No, I considered sparring with them for sport but I'm returning to Montana on Thursday and lots of Murphy's to drink tonight :drink: life is short. Sold it for $60,000 on a $102K MSRP car; I capped it at $89.9K

I have two additional sets of wheels and tires for the X5M that I'll need to get rid of once i figure out if either set will fit on an Alpina for winter


----------



## dkreidel (Aug 24, 2005)

Just a data point - the X5M is now on Carmax's website listed at $66K; $6K / 10% over what they paid me. Someone will get a nice X5M, but it may take Carmax a while given one can buy a brand new X5 for that price.


----------



## Ninong (May 20, 2014)

Your X5M is a clean, very low mileage car. You can't really compare that with a new X5 50i that would cost $30,000 less brand new. Or any new X5 with less than the 50i engine.

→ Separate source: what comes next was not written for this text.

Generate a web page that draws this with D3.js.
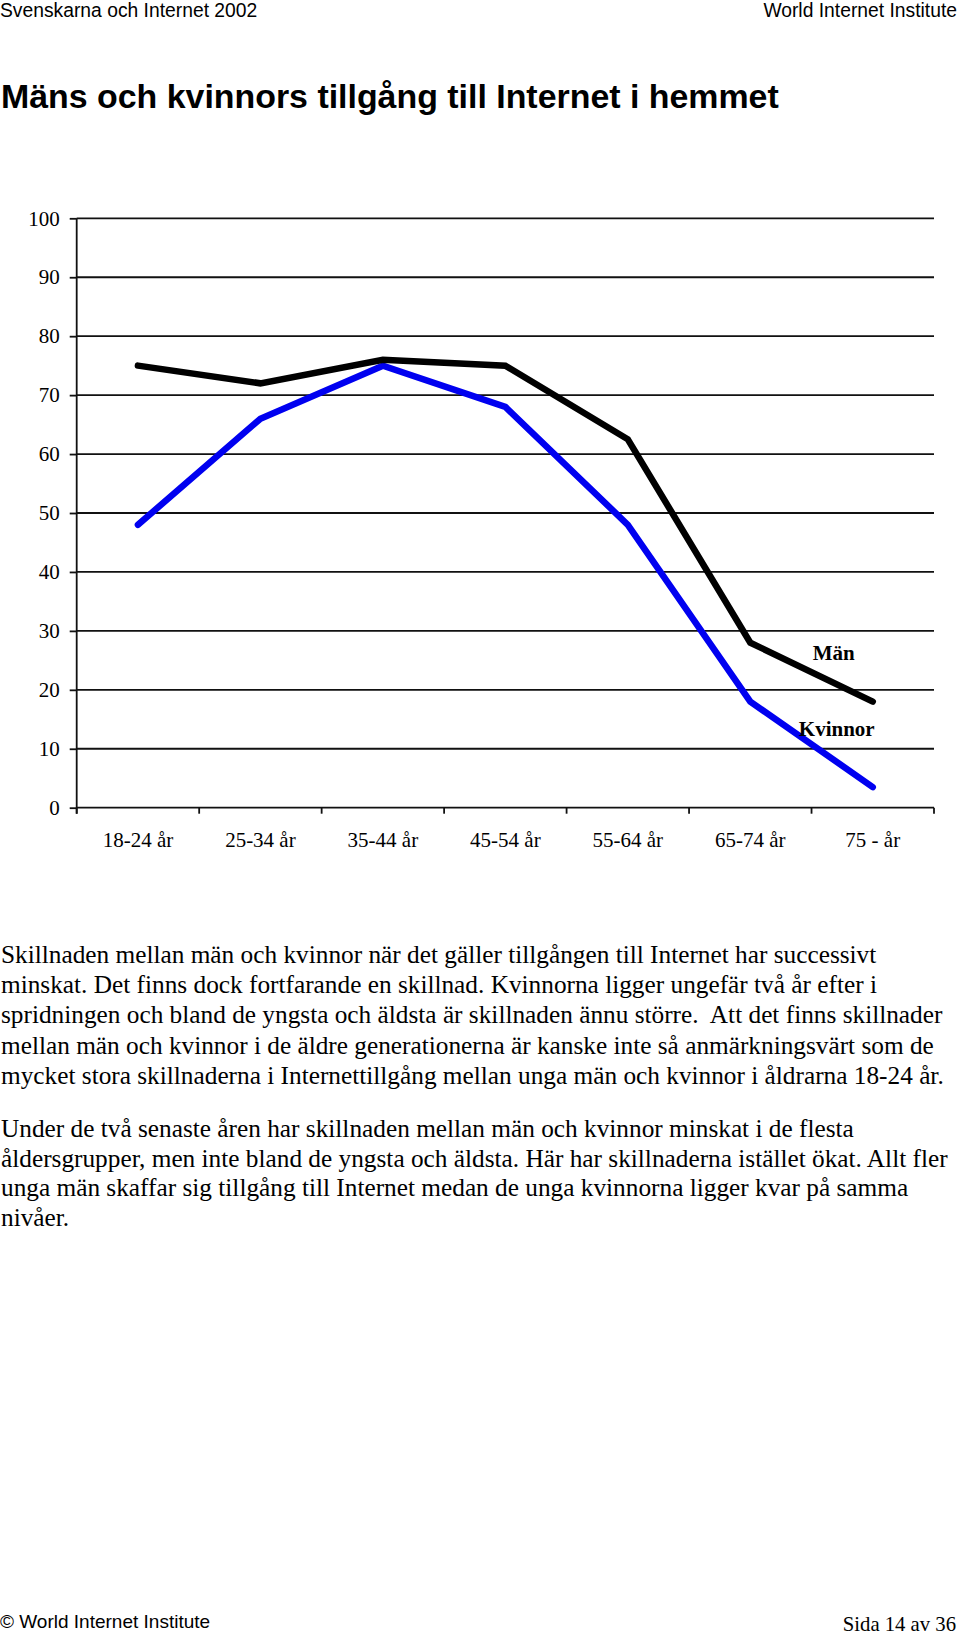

They will probably sell your car in no time at all.


----------



## opfreak (Nov 10, 2009)

dkreidel said:


> Just a data point - the X5M is now on Carmax's website listed at $66K; $6K / 10% over what they paid me. Someone will get a nice X5M, but it may take Carmax a while given one can buy a brand new X5 for that price.


That was my experience with a different car offer at CarMax. They seem to ask ~10% over what they offer to buy the car for.


----------